◆ **WHAT THE TASK REQUIRES**: Check every line below for the word "with" and copy each one that has it.

◆ **AVAILABLE DATA**:
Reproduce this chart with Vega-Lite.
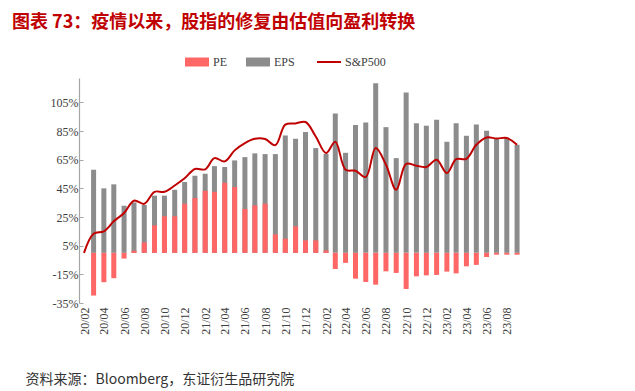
{
  "$schema": "https://vega.github.io/schema/vega-lite/v6.json",
  "width": 453,
  "height": 225,
  "autosize": "none",
  "padding": {"left": 79, "top": 78, "right": 103, "bottom": 88},
  "background": "white",
  "config": {"view": {"stroke": null}, "axis": {"labelOverlap": false}},
  "title": {
    "text": "图表 73：疫情以来，股指的修复由估值向盈利转换",
    "anchor": "start",
    "frame": "group",
    "dx": -67,
    "offset": 24,
    "font": "Noto Sans CJK SC",
    "fontSize": 18,
    "fontWeight": "bold",
    "color": "#C00000"
  },
  "datasets": {
    "bars": [
      {"date": "2020/03/01", "series": "EPS", "value": 58.0},
      {"date": "2020/04/01", "series": "EPS", "value": 45.0},
      {"date": "2020/05/01", "series": "EPS", "value": 47.8},
      {"date": "2020/06/01", "series": "EPS", "value": 32.9},
      {"date": "2020/07/01", "series": "EPS", "value": 35.2},
      {"date": "2020/08/01", "series": "EPS", "value": 33.4},
      {"date": "2020/09/01", "series": "EPS", "value": 39.9},
      {"date": "2020/10/01", "series": "EPS", "value": 39.9},
      {"date": "2020/11/01", "series": "EPS", "value": 44.0},
      {"date": "2020/12/01", "series": "EPS", "value": 49.4},
      {"date": "2021/01/01", "series": "EPS", "value": 53.8},
      {"date": "2021/02/01", "series": "EPS", "value": 55.2},
      {"date": "2021/03/01", "series": "EPS", "value": 60.5},
      {"date": "2021/04/01", "series": "EPS", "value": 59.9},
      {"date": "2021/05/01", "series": "EPS", "value": 64.5},
      {"date": "2021/06/01", "series": "EPS", "value": 66.8},
      {"date": "2021/07/01", "series": "EPS", "value": 69.4},
      {"date": "2021/08/01", "series": "EPS", "value": 68.9},
      {"date": "2021/09/01", "series": "EPS", "value": 68.9},
      {"date": "2021/10/01", "series": "EPS", "value": 81.9},
      {"date": "2021/11/01", "series": "EPS", "value": 79.6},
      {"date": "2021/12/01", "series": "EPS", "value": 84.3},
      {"date": "2022/01/01", "series": "EPS", "value": 73.1},
      {"date": "2022/02/01", "series": "EPS", "value": 69.0},
      {"date": "2022/03/01", "series": "EPS", "value": 97.3},
      {"date": "2022/04/01", "series": "EPS", "value": 69.8},
      {"date": "2022/05/01", "series": "EPS", "value": 89.2},
      {"date": "2022/06/01", "series": "EPS", "value": 90.9},
      {"date": "2022/07/01", "series": "EPS", "value": 118.4},
      {"date": "2022/08/01", "series": "EPS", "value": 87.7},
      {"date": "2022/09/01", "series": "EPS", "value": 66.1},
      {"date": "2022/10/01", "series": "EPS", "value": 111.9},
      {"date": "2022/11/01", "series": "EPS", "value": 90.5},
      {"date": "2022/12/01", "series": "EPS", "value": 88.7},
      {"date": "2023/01/01", "series": "EPS", "value": 92.8},
      {"date": "2023/02/01", "series": "EPS", "value": 77.5},
      {"date": "2023/03/01", "series": "EPS", "value": 90.5},
      {"date": "2023/04/01", "series": "EPS", "value": 81.7},
      {"date": "2023/05/01", "series": "EPS", "value": 89.6},
      {"date": "2023/06/01", "series": "EPS", "value": 85.2},
      {"date": "2023/07/01", "series": "EPS", "value": 80.1},
      {"date": "2023/08/01", "series": "EPS", "value": 80.1},
      {"date": "2023/09/01", "series": "EPS", "value": 75.4},
      {"date": "2020/03/01", "series": "PE", "value": -29.8},
      {"date": "2020/04/01", "series": "PE", "value": -20.5},
      {"date": "2020/05/01", "series": "PE", "value": -17.7},
      {"date": "2020/06/01", "series": "PE", "value": -4.0},
      {"date": "2020/07/01", "series": "PE", "value": 1.5},
      {"date": "2020/08/01", "series": "PE", "value": 7.3},
      {"date": "2020/09/01", "series": "PE", "value": 19.2},
      {"date": "2020/10/01", "series": "PE", "value": 25.5},
      {"date": "2020/11/01", "series": "PE", "value": 25.5},
      {"date": "2020/12/01", "series": "PE", "value": 34.3},
      {"date": "2021/01/01", "series": "PE", "value": 38.2},
      {"date": "2021/02/01", "series": "PE", "value": 43.3},
      {"date": "2021/03/01", "series": "PE", "value": 42.6},
      {"date": "2021/04/01", "series": "PE", "value": 48.9},
      {"date": "2021/05/01", "series": "PE", "value": 45.9},
      {"date": "2021/06/01", "series": "PE", "value": 30.6},
      {"date": "2021/07/01", "series": "PE", "value": 33.1},
      {"date": "2021/08/01", "series": "PE", "value": 34.3},
      {"date": "2021/09/01", "series": "PE", "value": 12.9},
      {"date": "2021/10/01", "series": "PE", "value": 9.9},
      {"date": "2021/11/01", "series": "PE", "value": 18.5},
      {"date": "2021/12/01", "series": "PE", "value": 8.7},
      {"date": "2022/01/01", "series": "PE", "value": 8.7},
      {"date": "2022/02/01", "series": "PE", "value": 1.7},
      {"date": "2022/03/01", "series": "PE", "value": -11.2},
      {"date": "2022/04/01", "series": "PE", "value": -7.0},
      {"date": "2022/05/01", "series": "PE", "value": -18.0},
      {"date": "2022/06/01", "series": "PE", "value": -20.3},
      {"date": "2022/07/01", "series": "PE", "value": -22.2},
      {"date": "2022/08/01", "series": "PE", "value": -12.9},
      {"date": "2022/09/01", "series": "PE", "value": -14.0},
      {"date": "2022/10/01", "series": "PE", "value": -25.2},
      {"date": "2022/11/01", "series": "PE", "value": -16.4},
      {"date": "2022/12/01", "series": "PE", "value": -15.7},
      {"date": "2023/01/01", "series": "PE", "value": -15.4},
      {"date": "2023/02/01", "series": "PE", "value": -13.1},
      {"date": "2023/03/01", "series": "PE", "value": -14.3},
      {"date": "2023/04/01", "series": "PE", "value": -9.4},
      {"date": "2023/05/01", "series": "PE", "value": -8.4},
      {"date": "2023/06/01", "series": "PE", "value": -2.9},
      {"date": "2023/07/01", "series": "PE", "value": -1.3},
      {"date": "2023/08/01", "series": "PE", "value": -1.3},
      {"date": "2023/09/01", "series": "PE", "value": -1.3}
    ],
    "index": [
      {"date": "2020/02/01", "sp": 0},
      {"date": "2020/03/01", "sp": 13.3},
      {"date": "2020/04/01", "sp": 15.0},
      {"date": "2020/05/01", "sp": 22.0},
      {"date": "2020/06/01", "sp": 27.8},
      {"date": "2020/07/01", "sp": 36.4},
      {"date": "2020/08/01", "sp": 34.2},
      {"date": "2020/09/01", "sp": 42.6},
      {"date": "2020/10/01", "sp": 42.6},
      {"date": "2020/11/01", "sp": 47.0},
      {"date": "2020/12/01", "sp": 52.0},
      {"date": "2021/01/01", "sp": 58.5},
      {"date": "2021/02/01", "sp": 58.3},
      {"date": "2021/03/01", "sp": 66.1},
      {"date": "2021/04/01", "sp": 63.8},
      {"date": "2021/05/01", "sp": 71.5},
      {"date": "2021/06/01", "sp": 76.6},
      {"date": "2021/07/01", "sp": 79.6},
      {"date": "2021/08/01", "sp": 79.4},
      {"date": "2021/09/01", "sp": 75.2},
      {"date": "2021/10/01", "sp": 89.5},
      {"date": "2021/11/01", "sp": 90.3},
      {"date": "2021/12/01", "sp": 91.3},
      {"date": "2022/01/01", "sp": 81.2},
      {"date": "2022/02/01", "sp": 69.6},
      {"date": "2022/03/01", "sp": 77.5},
      {"date": "2022/04/01", "sp": 58.0},
      {"date": "2022/05/01", "sp": 57.3},
      {"date": "2022/06/01", "sp": 52.9},
      {"date": "2022/07/01", "sp": 73.1},
      {"date": "2022/08/01", "sp": 61.5},
      {"date": "2022/09/01", "sp": 44.0},
      {"date": "2022/10/01", "sp": 62.0},
      {"date": "2022/11/01", "sp": 60.8},
      {"date": "2022/12/01", "sp": 59.9},
      {"date": "2023/01/01", "sp": 65.0},
      {"date": "2023/02/01", "sp": 55.7},
      {"date": "2023/03/01", "sp": 65.4},
      {"date": "2023/04/01", "sp": 65.6},
      {"date": "2023/05/01", "sp": 75.4},
      {"date": "2023/06/01", "sp": 80.5},
      {"date": "2023/07/01", "sp": 79.8},
      {"date": "2023/08/01", "sp": 80.1},
      {"date": "2023/09/01", "sp": 75.4}
    ]
  },
  "encoding": {
    "x": {
      "field": "date",
      "type": "temporal",
      "scale": {
        "domain": [{"year": 2020, "month": 2, "date": 1}, {"year": 2023, "month": 10, "date": 1}]
      },
      "axis": {
        "title": "资料来源：Bloomberg，东证衍生品研究院",
        "titleFont": "Noto Sans CJK SC",
        "titleFontSize": 14,
        "titleFontWeight": "normal",
        "titleColor": "#333333",
        "titleAnchor": "start",
        "titleAlign": "left",
        "titleBaseline": "alphabetic",
        "titleX": -54,
        "titleY": 80,
        "format": "%y/%m",
        "values": [
          {"year": 2020, "month": 2, "date": 1}, {"year": 2020, "month": 4, "date": 1},
          {"year": 2020, "month": 6, "date": 1}, {"year": 2020, "month": 8, "date": 1},
          {"year": 2020, "month": 10, "date": 1}, {"year": 2020, "month": 12, "date": 1},
          {"year": 2021, "month": 2, "date": 1}, {"year": 2021, "month": 4, "date": 1},
          {"year": 2021, "month": 6, "date": 1}, {"year": 2021, "month": 8, "date": 1},
          {"year": 2021, "month": 10, "date": 1}, {"year": 2021, "month": 12, "date": 1},
          {"year": 2022, "month": 2, "date": 1}, {"year": 2022, "month": 4, "date": 1},
          {"year": 2022, "month": 6, "date": 1}, {"year": 2022, "month": 8, "date": 1},
          {"year": 2022, "month": 10, "date": 1}, {"year": 2022, "month": 12, "date": 1},
          {"year": 2023, "month": 2, "date": 1}, {"year": 2023, "month": 4, "date": 1},
          {"year": 2023, "month": 6, "date": 1}, {"year": 2023, "month": 8, "date": 1}
        ],
        "labelAngle": 270,
        "labelFont": "Liberation Serif",
        "labelFontSize": 12,
        "labelColor": "#404040",
        "labelPadding": 4,
        "labelFlush": false,
        "domain": false,
        "ticks": false,
        "grid": false
      }
    },
    "y": {
      "type": "quantitative",
      "scale": {"domain": [-35, 122], "nice": false, "zero": false},
      "axis": {
        "title": null,
        "values": [-35, -15, 5, 25, 45, 65, 85, 105],
        "labelExpr": "datum.value + '%'",
        "labelFont": "Liberation Serif",
        "labelFontSize": 12,
        "labelColor": "#404040",
        "labelPadding": 5,
        "labelFlush": false,
        "domainColor": "#A6A6A6",
        "domainWidth": 1.2,
        "tickColor": "#A6A6A6",
        "tickSize": -4,
        "grid": false
      }
    }
  },
  "layer": [
    {
      "data": {"name": "bars"},
      "mark": {"type": "bar", "width": 5},
      "encoding": {
        "y": {"field": "value", "type": "quantitative", "stack": null},
        "color": {
          "field": "series",
          "type": "nominal",
          "scale": {"domain": ["PE", "EPS", "S&P500"], "range": ["#FF6666", "#8C8C8C", "#C00000"]},
          "legend": {
            "title": null,
            "orient": "none",
            "direction": "horizontal",
            "legendX": 112,
            "legendY": -22,
            "labelFont": "Liberation Serif",
            "labelFontSize": 12,
            "labelColor": "#404040",
            "symbolSize": 576,
            "labelOffset": 10,
            "columnPadding": 18,
            "encode": {
              "symbols": {
                "update": {
                  "shape": {"signal": "datum.value === 'S&P500' ? 'stroke' : 'M-1,-0.375H1V0.375H-1Z'"},
                  "fill": {"scale": "color", "field": "value"},
                  "stroke": {"scale": "color", "field": "value"},
                  "strokeWidth": {"signal": "datum.value === 'S&P500' ? 2 : 0"},
                  "opacity": {"value": 1}
                }
              }
            }
          }
        },
        "order": {"field": "series", "sort": "ascending"}
      }
    },
    {
      "data": {"values": [{"zero": 0}]},
      "mark": {"type": "rule", "color": "#A6A6A6", "strokeWidth": 1.5},
      "encoding": {"y": {"field": "zero", "type": "quantitative"}}
    },
    {
      "data": {"name": "index"},
      "mark": {"type": "line", "interpolate": "catmull-rom", "strokeWidth": 2},
      "encoding": {
        "y": {"field": "sp", "type": "quantitative"},
        "color": {"datum": "S&P500"}
      }
    }
  ]
}
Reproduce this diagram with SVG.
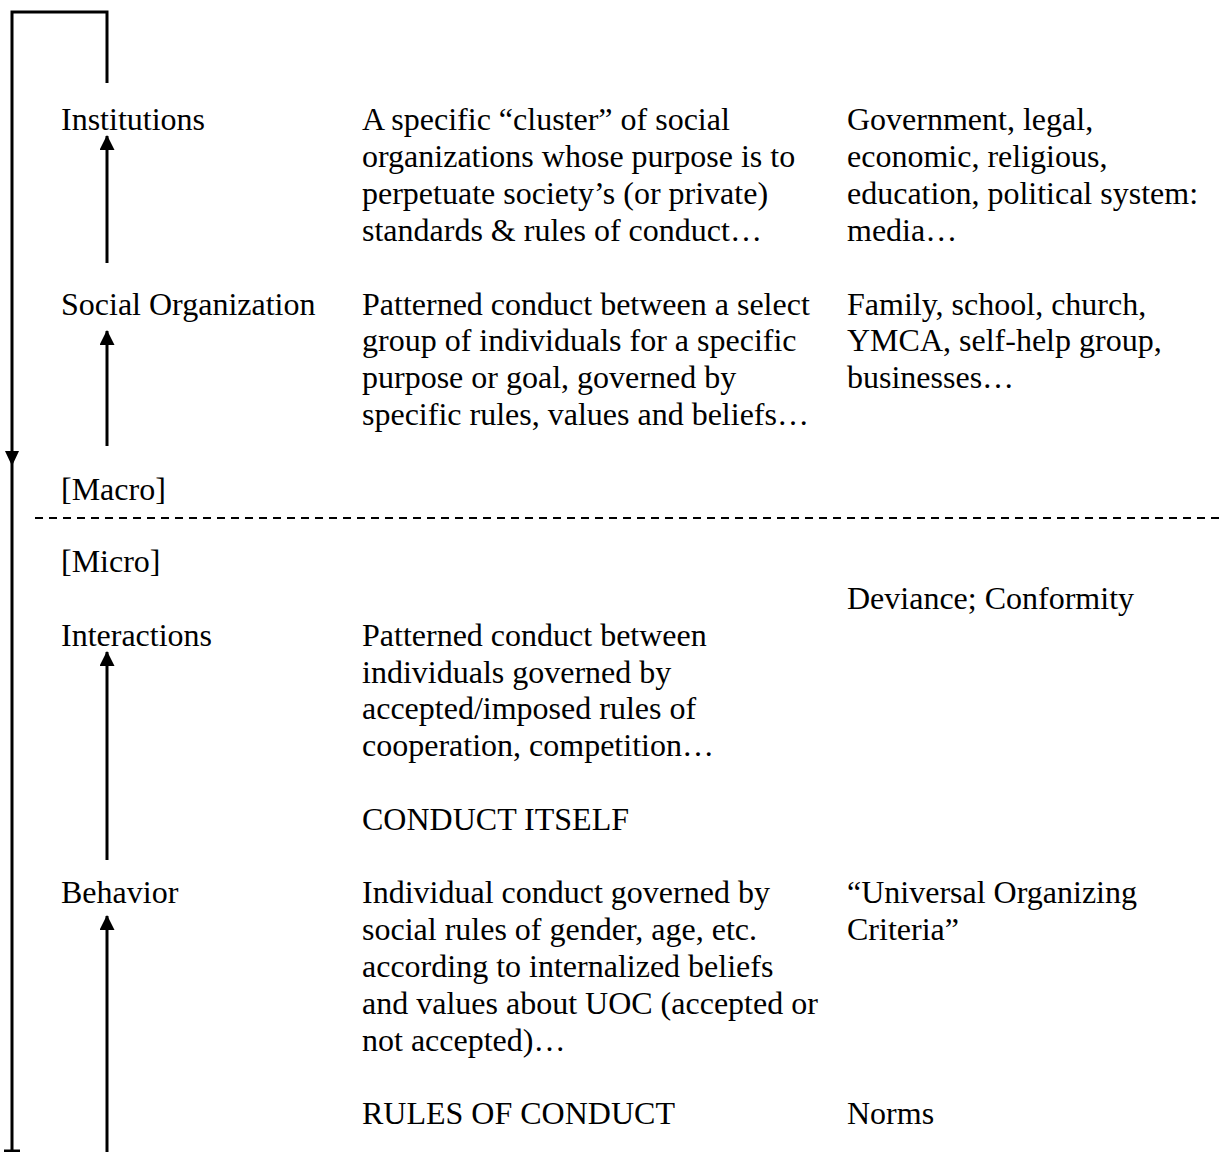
<svg xmlns="http://www.w3.org/2000/svg" width="1224" height="1152" viewBox="0 0 1224 1152">
<defs>
<style>
text{font-family:"Liberation Serif","Times New Roman",serif;font-size:32px;fill:#000}
.ln{stroke:#000;stroke-width:3;fill:none}
.dash{stroke:#000;stroke-width:2;stroke-dasharray:8 6;fill:none}
</style>
<marker id="ah" markerWidth="16" markerHeight="15" refX="15" refY="8" orient="auto" markerUnits="userSpaceOnUse" viewBox="0 0 16 16">
<path d="M0,0 L16,8 L0,16 Z" fill="#000"/>
</marker>
</defs>
<rect width="1224" height="1152" fill="#fff"/>
<g id="connectors">
<path class="ln" d="M107,83 L107,12 L12,12 L12,1152"/>
<path d="M5,451 L19,451 L12,466 Z" fill="#000"/>
<line class="ln" x1="4" y1="1151" x2="20" y2="1151"/>
<line class="ln" x1="107" y1="263" x2="107" y2="136" marker-end="url(#ah)"/>
<line class="ln" x1="107" y1="446" x2="107" y2="331" marker-end="url(#ah)"/>
<line class="ln" x1="107" y1="860" x2="107" y2="652" marker-end="url(#ah)"/>
<line class="ln" x1="107" y1="1152" x2="107" y2="916" marker-end="url(#ah)"/>
<line class="dash" x1="35" y1="518" x2="1224" y2="518"/>
</g>
<g id="institutions">
<text x="61" y="130">Institutions</text>
<text x="362" y="130">A specific “cluster” of social</text>
<text x="362" y="167">organizations whose purpose is to</text>
<text x="362" y="204">perpetuate society’s (or private)</text>
<text x="362" y="241">standards &amp; rules of conduct…</text>
<text x="847" y="130">Government, legal,</text>
<text x="847" y="167">economic, religious,</text>
<text x="847" y="204">education, political system:</text>
<text x="847" y="241">media…</text>
</g>
<g id="social-organization">
<text x="61" y="314.5">Social Organization</text>
<text x="362" y="314.5">Patterned conduct between a select</text>
<text x="362" y="351.4">group of individuals for a specific</text>
<text x="362" y="388.3">purpose or goal, governed by</text>
<text x="362" y="425.2">specific rules, values and beliefs…</text>
<text x="847" y="314.5">Family, school, church,</text>
<text x="847" y="351.4">YMCA, self-help group,</text>
<text x="847" y="388.3">businesses…</text>
</g>
<g id="macro"><text x="61" y="500">[Macro]</text></g>
<g id="micro"><text x="61" y="572">[Micro]</text></g>
<g id="interactions">
<text x="847" y="608.7">Deviance; Conformity</text>
<text x="61" y="645.6">Interactions</text>
<text x="362" y="645.6">Patterned conduct between</text>
<text x="362" y="682.5">individuals governed by</text>
<text x="362" y="719.4">accepted/imposed rules of</text>
<text x="362" y="756.3">cooperation, competition…</text>
<text x="362" y="830.1">CONDUCT ITSELF</text>
</g>
<g id="behavior">
<text x="61" y="903">Behavior</text>
<text x="362" y="903">Individual conduct governed by</text>
<text x="362" y="939.9">social rules of gender, age, etc.</text>
<text x="362" y="976.8">according to internalized beliefs</text>
<text x="362" y="1013.7">and values about UOC (accepted or</text>
<text x="362" y="1050.6">not accepted)…</text>
<text x="847" y="903">“Universal Organizing</text>
<text x="847" y="939.9">Criteria”</text>
<text x="362" y="1124">RULES OF CONDUCT</text>
<text x="847" y="1124">Norms</text>
</g>
</svg>
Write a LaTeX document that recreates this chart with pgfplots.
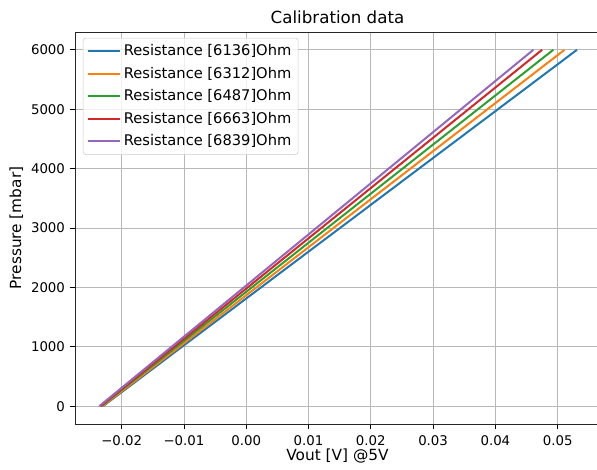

◆ **THE SOLUTION**:
Reproduce this chart with Vega-Lite.
Reproduce this diagram with SVG.
Write a LaTeX document that recreates this chart with pgfplots.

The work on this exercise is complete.